# Custom Headache Rack



## xbl003x (Nov 30, 2007)

Just started this project just got all the pieces cut, cant wait to start welding it together....

It will be going on my 05 Duramax


----------



## viper881 (Jan 14, 2009)

Looks like a good start. It looks like the middle piece is bent up a little for the brake light is that the case or is it straight and just looks like that to my eye


----------



## Morrissey snow removal (Sep 30, 2006)

its a good start


----------



## xbl003x (Nov 30, 2007)

the only level one is the center 12", im going to eliminate the 3rd brake light im going to do something a little different....


----------



## IPLOWSNO (Oct 11, 2008)

it looks angled in too much , it looks like it will cover more window and won't look right on the truck as it wont follow the cab outline but its a start,


----------



## H&HPropertyMait (Oct 17, 2011)

Good start, have you seen mine?


----------



## xbl003x (Nov 30, 2007)

H&HPropertyMait;1452433 said:


> Good start, have you seen mine?


No i havent,


----------



## H&HPropertyMait (Oct 17, 2011)

Not trying to Hi-jack by any means!!!
Idk if this is even helpful, but here are a few pics. use the designs if you want.


----------



## mercer_me (Sep 13, 2008)

Nice looking head ache rack. I really like all the lights you put on it.


----------



## tuna (Nov 2, 2002)

H&HPropertyMait;1452827 said:


> Not trying to Hi-jack by any means!!!
> Idk if this is even helpful, but here are a few pics. use the designs if you want.
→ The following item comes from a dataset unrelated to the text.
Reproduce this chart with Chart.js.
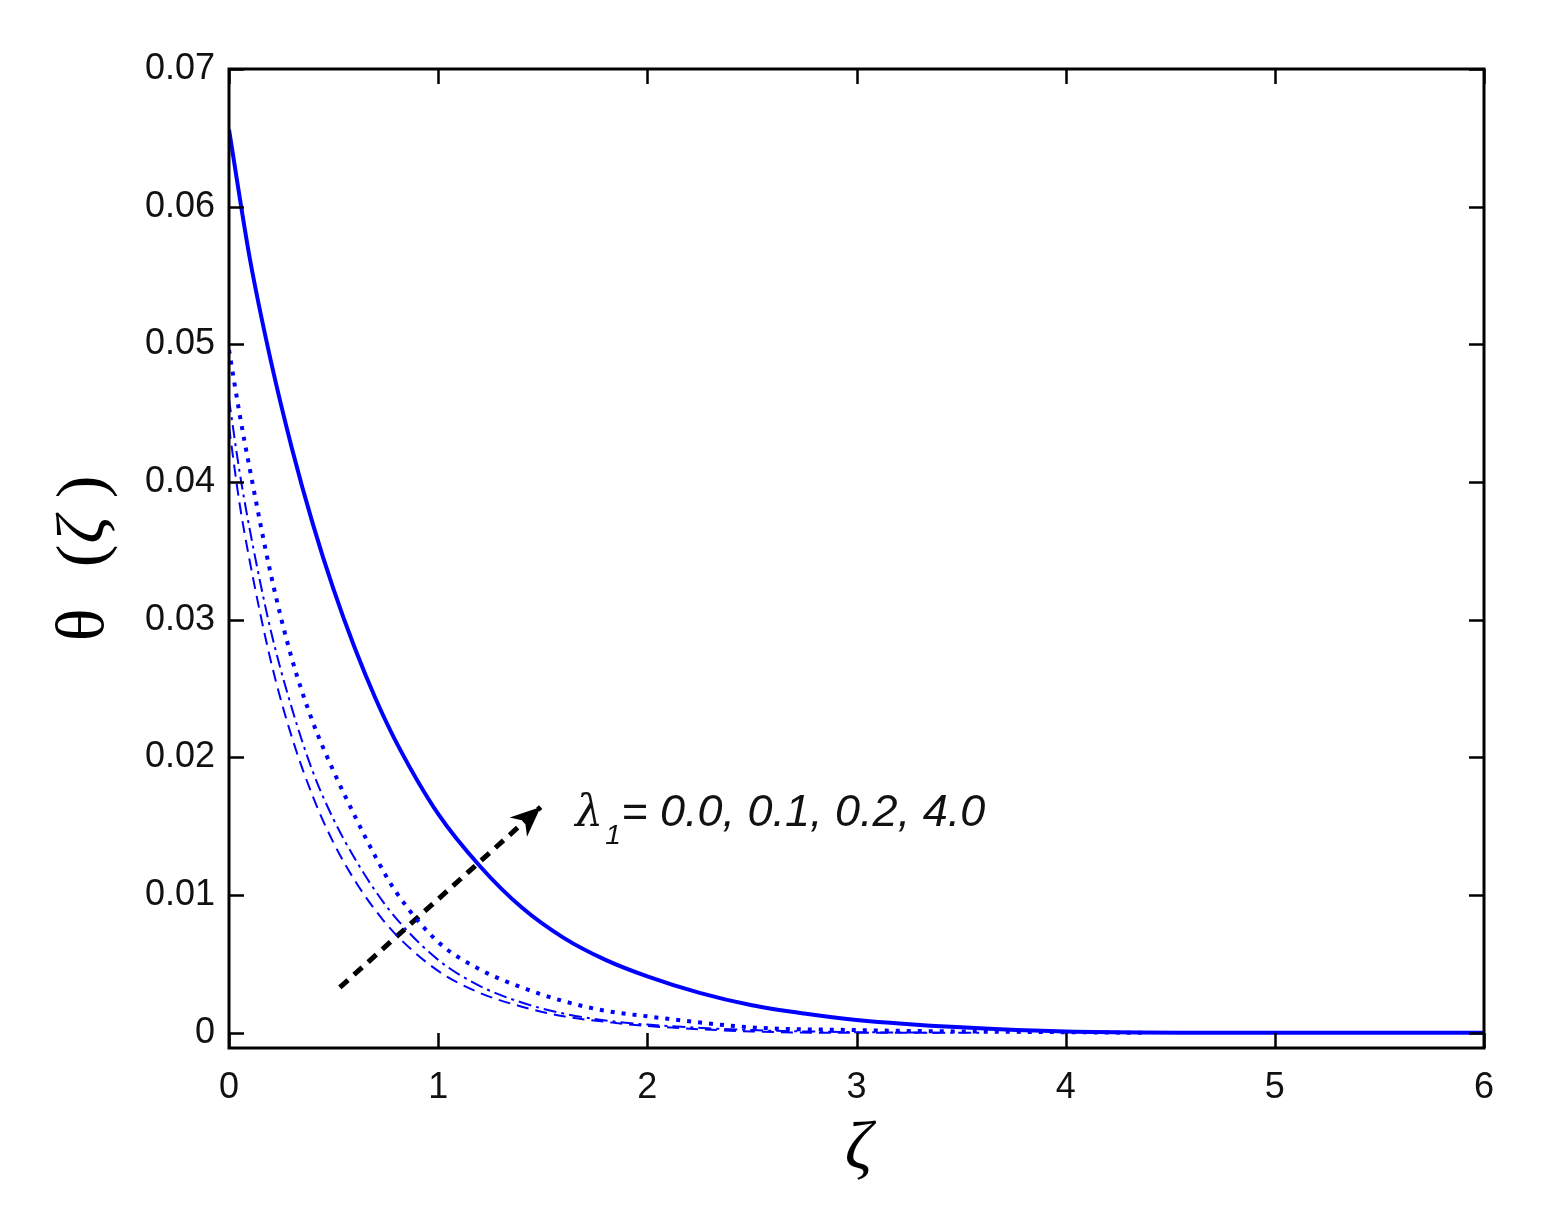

That is a nice set up right there,you should build more and sell them.


----------



## H&HPropertyMait (Oct 17, 2011)

mercer_me;1453116 said:


> Nice looking head ache rack. I really like all the lights you put on it.


Thank you!


----------



## H&HPropertyMait (Oct 17, 2011)

tuna;1453148 said:


> That is a nice set up right there,you should build more and sell them.


Thank you!


----------



## xbl003x (Nov 30, 2007)

Yes ur rack gave me a few ideas on the shape of mine. Hopefully i can start welding it up tomorrow...


----------



## countryboy1365 (Oct 7, 2010)

@ H&H PropertyMaint is that C channel or box its kinda hard to tell from the pic. Did u do a thread on the build? I WANT ONEThumbs Up


----------



## peteo1 (Jul 4, 2011)

H&H---Wow that's some light rack! Do you also host Dance Party USA when you're not plowing? Hahahaha Pretty nice job on that all kidding aside


----------



## H&HPropertyMait (Oct 17, 2011)

xbl003x;1453368 said:


> Yes ur rack gave me a few ideas on the shape of mine. Hopefully i can start welding it up tomorrow...


Awesome! Good deal get some pictures for us!


----------



## H&HPropertyMait (Oct 17, 2011)

countryboy1365;1453845 said:


> @ H&H PropertyMaint is that C channel or box its kinda hard to tell from the pic. Did u do a thread on the build? I WANT ONEThumbs Up


It's c channel that we made a cover for to fit wires inside of, and not much along the lines of build pics, but videos and some pictures wrapping it up

http://www.plowsite.com/showthread.php?t=131424


----------



## H&HPropertyMait (Oct 17, 2011)

peteo1;1453867 said:


> H&H---Wow that's some light rack! Do you also host Dance Party USA when you're not plowing? Hahahaha Pretty nice job on that all kidding aside


Thank you, and yes its the bees knees at dance partys lol Thumbs Up :laughing:


----------



## <Benchmark> (Jan 22, 2012)

can you post some pics that are of the whole truck from the back and from the side. Wanna see how it looks zoomed out i might be building something like this. That looks awesome though nice work man. props to you!


----------



## xbl003x (Nov 30, 2007)

Here is a pic of it welded up and mocked up, and another of the back of my truck


----------



## chevyman51 (Dec 16, 2009)

I like it are you planning on putting any lights in it?


----------



## mossman381 (Nov 17, 2009)

Looks like a good start. I am also wondering if you are adding lights???


----------



## xbl003x (Nov 30, 2007)

Yea im going to add some lights ill keep that a secret until i can post pics of them installed.


----------



## <Benchmark> (Jan 22, 2012)

So much for keeping it a secret


----------